In Perth, we devour the spectacular summers, the distinctive dry heat, the shorts and thongs, the dedication to knocking off at 5 pm to go sailing. But our old relationships exist in a quarantined space away from the big economic and cultural shifts that have taken place since we left. On some trips home, I don’t even make it to the Terrace, bypassing the CBD as I trek between family in Como and Crawley and the hills.

It’s so easy in a city like Perth to fall into semi-torpor, seduced by the landscape. In his book Perth, David Whish-Wilson writes a hymn to this city on the river. His is a deeply appealing view of Perth, and reading his book I can see myself in that life again, walking in the early morning through the magnificence of King’s Park; eating fish and chips on a park bench near the river at Mount Pleasant; fighting the mosquitos in the deckchairs at a movie at the Somerville Auditorium. Even walking down the Terrace to catch a bus after work in the six-o’clock summer glare.
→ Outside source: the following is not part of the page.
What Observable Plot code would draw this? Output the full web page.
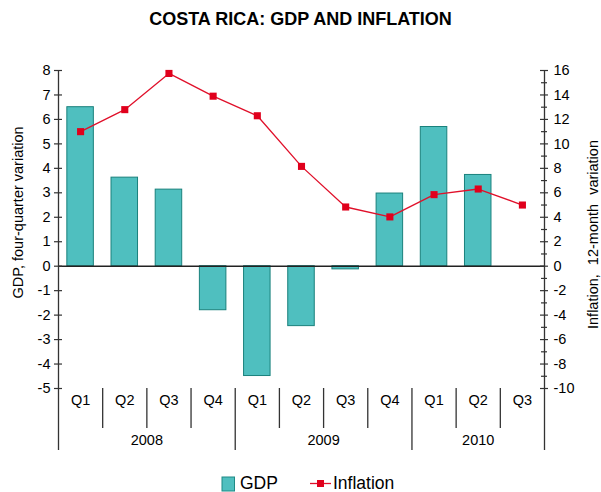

In this, I am reminded that there’s not much logic or reason to the way we connect to place. We can be ambivalent about our hometowns, recognising what we have lost by leaving while appreciating what we have gained in our adopted spaces. We can be sure we’re never going back and then be undermined by a sea breeze on a January afternoon. We can decide that Perth is too small, too big for its boots, too smug, too moneyed and still feel momentarily desolate about no longer being part of that casual cockiness. Most of all, we can find it impossible to decide whether it would have been better to have stayed.